__Goal__.
Using the material below, repeat exactly the lines from the one with "Clone this diagram in TikZ." through the one with "text width=265pt, minimum", ends included, without any images.

-- Begin --

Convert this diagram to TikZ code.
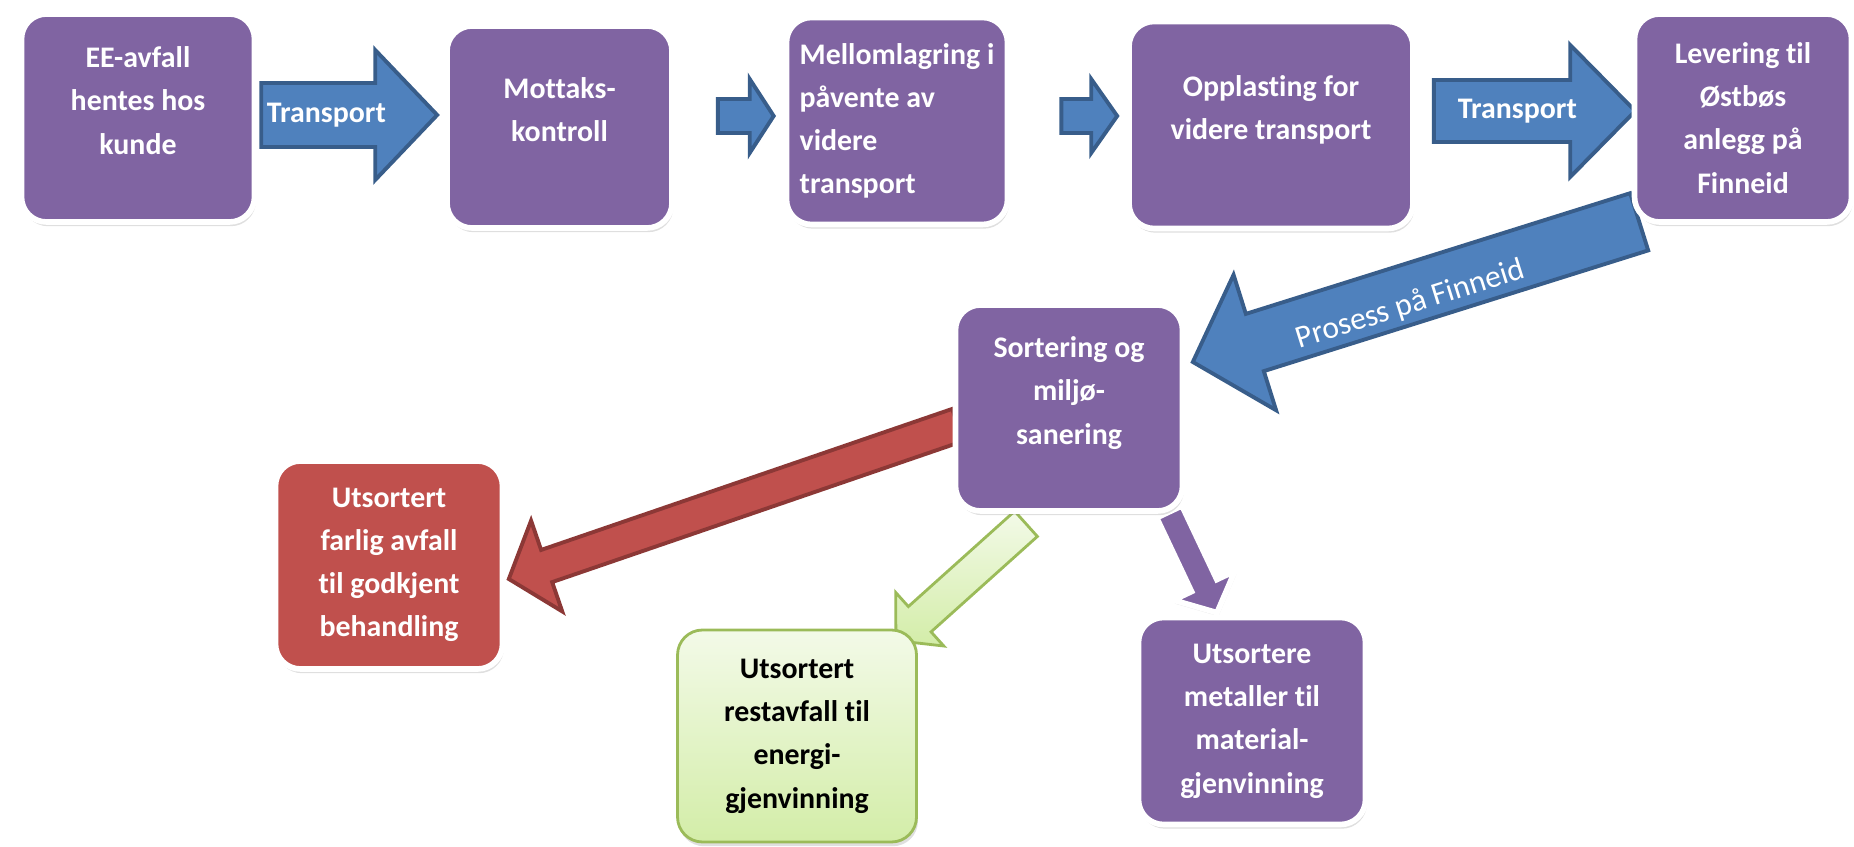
\documentclass[tikz,border=0pt]{standalone}
\usepackage{fontspec}
\setmainfont{Carlito}[Ligatures=NoCommon]
\usepackage{xcolor}
\usetikzlibrary{calc, shadows, backgrounds}

\definecolor{boxpurple}{HTML}{8064A2}
\definecolor{arrowblue}{HTML}{4F81BD}
\definecolor{arrowedge}{HTML}{385D8A}
\definecolor{boxred}{HTML}{C0504D}
\definecolor{rededge}{HTML}{8C3836}
\definecolor{greentop}{HTML}{F3FAE8}
\definecolor{greenbottom}{HTML}{D3EDA8}
\definecolor{greenedge}{HTML}{9BBB59}

% block arrow: [style]{tail}{tip}{shaft half width}{head half width}{head length}
\newcommand{\blockarrow}[6][]{%
  \coordinate (ba-base) at ($(#3)!#6!(#2)$);
  \draw[#1] ($(#2)!#4!90:(#3)$) -- ($(ba-base)!#4!-90:(#2)$) -- ($(ba-base)!#5!-90:(#2)$)
    -- (#3) -- ($(ba-base)!#5!90:(#2)$) -- ($(ba-base)!#4!90:(#2)$) -- ($(#2)!#4!-90:(#3)$) -- cycle;
}

\begin{document}
\begin{tikzpicture}[
    font=\fontsize{8.5}{12.3}\selectfont\bfseries,
    stepnode/.style={draw=white, line width=1.6pt, rounded corners=0.25cm, fill=boxpurple, text=white,
      align=center, minimum width=2.25cm, minimum height=2.07cm,
      drop shadow={opacity=0.25, shadow xshift=0.4pt, shadow yshift=-1.2pt}},
    lifted/.style={text depth=10pt},
    greenbox/.style={draw=greenedge, line width=0.8pt, top color=greentop, bottom color=greenbottom, text=black},
    bluearrow/.style={fill=arrowblue, draw=arrowedge, line width=1.1pt},
    redarrow/.style={fill=boxred, draw=rededge, line width=1.1pt},
    greenarrow/.style={top color=greentop, bottom color=greenbottom, draw=greenedge, line width=0.8pt},
    purplearrow/.style={fill=boxpurple, draw=white, line width=1.6pt,
      drop shadow={opacity=0.2, shadow xshift=0.4pt, shadow yshift=-1pt}}
]
    \useasboundingbox (0,0) rectangle (18.54,8.46);

    % Nodes
    \node[stepnode, lifted, minimum width=2.33cm, minimum height=2.08cm] (pickup) at (1.38,7.28) {EE-avfall\\hentes hos\\kunde};
    \node[stepnode, lifted, minimum height=2.02cm] (control) at (5.595,7.19) {Mottaks-\\kontroll};
    \node[stepnode, align=left, minimum width=2.21cm] (storage) at (8.97,7.25) {Mellomlagring i\\påvente av\\videre\\transport};
    \node[stepnode, lifted, minimum width=2.84cm] (loading) at (12.71,7.21) {Opplasting for\\videre transport};
    \node[stepnode, minimum width=2.17cm, minimum height=2.08cm] (delivery) at (17.43,7.28) {Levering til\\Østbøs\\anlegg på\\Finneid};
    \node[stepnode, lifted, minimum width=2.27cm, minimum height=2.06cm] (sorting) at (10.69,4.38) {Sortering og\\miljø-\\sanering};
    \node[stepnode, fill=boxred, minimum width=2.27cm, minimum height=2.08cm] (hazard) at (3.89,2.81) {Utsortert\\farlig avfall\\til godkjent\\behandling};
    \node[stepnode, greenbox, minimum width=2.39cm, minimum height=2.12cm] (residual) at (7.97,1.10) {Utsortert\\restavfall til\\energi-\\gjenvinning};
    \node[stepnode, minimum width=2.27cm] (metals) at (12.52,1.25) {Utsortere\\metaller til\\material-\\gjenvinning};

    % Arrow ends
    \coordinate (t1) at ($(pickup.east)+(0.04,0.03)$);
    \coordinate (p1) at ($(control.west)+(-0.07,0.12)$);
    \coordinate (t2) at ($(control.east)+(0.43,0.11)$);
    \coordinate (p2) at ($(storage.west)+(-0.10,0.05)$);
    \coordinate (t3) at ($(storage.east)+(0.51,0.05)$);
    \coordinate (p3) at ($(loading.west)+(-0.09,0.09)$);
    \coordinate (t4) at ($(loading.east)+(0.18,0.14)$);
    \coordinate (p4) at ($(delivery.west)+(0.035,0.07)$);
    \coordinate (tb) at ($(delivery.south west)+(0.075,0.03)$);
    \coordinate (pb) at ($(sorting.east)+(0.075,0.46)$);
    \coordinate (tr) at ($(sorting.west)+(0.05,-0.17)$);
    \coordinate (pr) at ($(hazard.east)+(0.035,-0.14)$);
    \coordinate (tg) at ($(sorting.south)+(-0.43,-0.10)$);
    \coordinate (pg) at ($(residual.north east)+(-0.22,-0.12)$);
    \coordinate (tm) at ($(sorting.south east)+(-0.16,0.02)$);
    \coordinate (pm) at ($(metals.north)+(-0.35,0.02)$);

    % Connections
    \begin{scope}[on background layer]
        \blockarrow[bluearrow]{t1}{p1}{0.32cm}{0.65cm}{0.62cm}
        \blockarrow[bluearrow]{t2}{p2}{0.17cm}{0.37cm}{0.24cm}
        \blockarrow[bluearrow]{t3}{p3}{0.17cm}{0.37cm}{0.26cm}
        \blockarrow[bluearrow]{t4}{p4}{0.31cm}{0.66cm}{0.65cm}
        \blockarrow[bluearrow]{tb}{pb}{0.30cm}{0.71cm}{0.65cm}
        \blockarrow[redarrow]{tr}{pr}{0.17cm}{0.48cm}{0.40cm}
        \blockarrow[greenarrow]{tg}{pg}{0.17cm}{0.36cm}{0.32cm}
        \blockarrow[purplearrow]{tm}{pm}{0.14cm}{0.34cm}{0.30cm}
    \end{scope}

    % Labels
    \path (t1) -- (p1) node[pos=0.37, text=white] (transport1) {Transport};
    \path (t4) -- (p4) node[pos=0.415, text=white] (transport2) {Transport};
    \path (tb) -- (pb) node[pos=0.52, sloped, text=white, font=\fontsize{9}{11}\selectfont\mdseries, yshift=-3pt] (process) {Prosess på Finneid};
\end{tikzpicture}
\end{document}
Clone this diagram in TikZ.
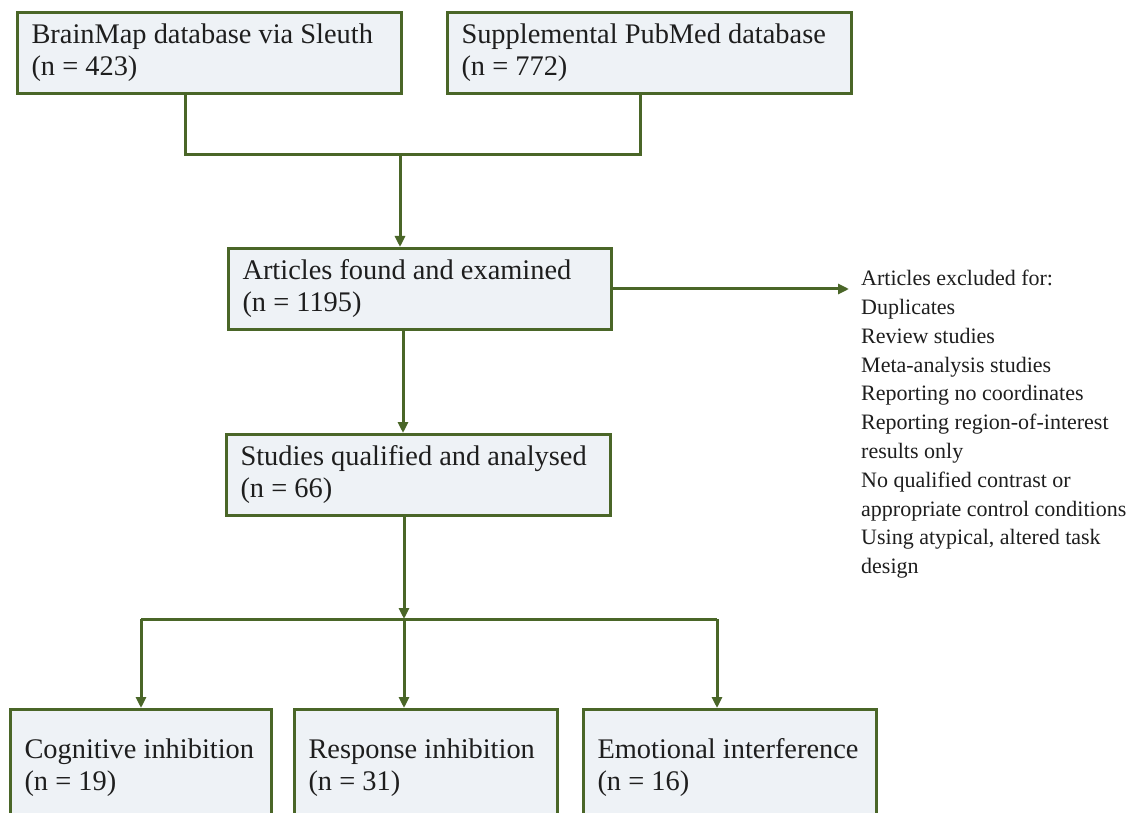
\documentclass[tikz,border=0pt]{standalone}
\usepackage{fontspec}
\setmainfont{Liberation Serif}
\usetikzlibrary{arrows.meta}
\definecolor{dgreen}{RGB}{74,102,40}
\definecolor{boxfill}{RGB}{238,242,246}
\definecolor{txt}{RGB}{30,30,30}
\begin{document}
\begin{tikzpicture}[x=1pt,y=-1pt,
  flowbox/.style={draw=dgreen, fill=boxfill, line width=3pt, inner xsep=14pt, inner ysep=0pt,
    anchor=north west, align=flush left, font=\fontsize{28.4pt}{32pt}\selectfont, text=txt},
  conn/.style={draw=dgreen, line width=3pt},
  arr/.style={conn, -{Triangle[length=11pt,width=10pt]}},
  excltext/.style={anchor=north west, inner xsep=12pt, inner ysep=0pt, align=flush left,
    font=\fontsize{22pt}{28.8pt}\selectfont, text=txt}]
\useasboundingbox (0,0) rectangle (1136,813);
\clip (0,0) rectangle (1136,813);
\fill[white] (0,0) rectangle (1136,813);

\node[flowbox, text width=356pt, minimum height=81pt] (b1) at (16,11) {\mbox{BrainMap database via Sleuth}\\\mbox{(n = 423)}};
\node[flowbox, text width=376pt, minimum height=81pt] (b2) at (446,11) {\mbox{Supplemental PubMed database}\\\mbox{(n = 772)}};
\node[flowbox, text width=355pt, minimum height=81pt] (b3) at (227,247) {\mbox{Articles found and examined}\\\mbox{(n = 1195)}};
\node[flowbox, text width=356pt, minimum height=81pt] (b4) at (225,433) {\mbox{Studies qualified and analysed}\\\mbox{(n = 66)}};
\node[flowbox, text width=233pt, minimum height=116pt] (cA) at (9,708) {\mbox{Cognitive inhibition}\\\mbox{(n = 19)}};
\node[flowbox, text width=235pt, minimum height=116pt] (cB) at (293,708) {\mbox{Response inhibition}\\\mbox{(n = 31)}};
\node[flowbox, text width=265pt, minimum height=116pt] (cC) at (582,708) {\mbox{Emotional interference}\\\mbox{(n = 16)}};

\node[excltext] (excl) at (849,270) {Articles excluded for:\\Duplicates\\Review studies\\Meta-analysis studies\\Reporting no coordinates\\Reporting region-of-interest\\results only\\No qualified contrast or\\appropriate control conditions\\Using atypical, altered task\\design};

\coordinate (j1) at (185,155);
\coordinate (j2) at (640,155);
\coordinate (jm) at (400,155);
\coordinate (s1) at (403,380);
\coordinate (j) at (404,619);
\coordinate (jl) at (141,619);
\coordinate (jr) at (717,619);

\draw[conn, line join=miter] (b1.south -| j1) -- (j1) -- (j2) -- (b2.south -| j2);
\draw[arr] (jm) -- (b3.north -| jm);
\draw[arr] (b3.east) -- (b3.east -| excl.west);
\draw[arr] (b3.south -| s1) -- (b4.north -| s1);
\draw[arr] (b4.south -| j) -- (j);
\draw[conn] (jl) -- (jr);
\draw[arr] (jl) -- (cA.north -| jl);
\draw[arr] (j) -- (cB.north -| j);
\draw[arr] (jr) -- (cC.north -| jr);
\end{tikzpicture}
\end{document}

-- End --

__Written solution__.
Clone this diagram in TikZ.
\documentclass[tikz,border=0pt]{standalone}
\usepackage{fontspec}
\setmainfont{Liberation Serif}
\usetikzlibrary{arrows.meta}
\definecolor{dgreen}{RGB}{74,102,40}
\definecolor{boxfill}{RGB}{238,242,246}
\definecolor{txt}{RGB}{30,30,30}
\begin{document}
\begin{tikzpicture}[x=1pt,y=-1pt,
  flowbox/.style={draw=dgreen, fill=boxfill, line width=3pt, inner xsep=14pt, inner ysep=0pt,
    anchor=north west, align=flush left, font=\fontsize{28.4pt}{32pt}\selectfont, text=txt},
  conn/.style={draw=dgreen, line width=3pt},
  arr/.style={conn, -{Triangle[length=11pt,width=10pt]}},
  excltext/.style={anchor=north west, inner xsep=12pt, inner ysep=0pt, align=flush left,
    font=\fontsize{22pt}{28.8pt}\selectfont, text=txt}]
\useasboundingbox (0,0) rectangle (1136,813);
\clip (0,0) rectangle (1136,813);
\fill[white] (0,0) rectangle (1136,813);

\node[flowbox, text width=356pt, minimum height=81pt] (b1) at (16,11) {\mbox{BrainMap database via Sleuth}\\\mbox{(n = 423)}};
\node[flowbox, text width=376pt, minimum height=81pt] (b2) at (446,11) {\mbox{Supplemental PubMed database}\\\mbox{(n = 772)}};
\node[flowbox, text width=355pt, minimum height=81pt] (b3) at (227,247) {\mbox{Articles found and examined}\\\mbox{(n = 1195)}};
\node[flowbox, text width=356pt, minimum height=81pt] (b4) at (225,433) {\mbox{Studies qualified and analysed}\\\mbox{(n = 66)}};
\node[flowbox, text width=233pt, minimum height=116pt] (cA) at (9,708) {\mbox{Cognitive inhibition}\\\mbox{(n = 19)}};
\node[flowbox, text width=235pt, minimum height=116pt] (cB) at (293,708) {\mbox{Response inhibition}\\\mbox{(n = 31)}};
\node[flowbox, text width=265pt, minimum height=116pt] (cC) at (582,708) {\mbox{Emotional interference}\\\mbox{(n = 16)}};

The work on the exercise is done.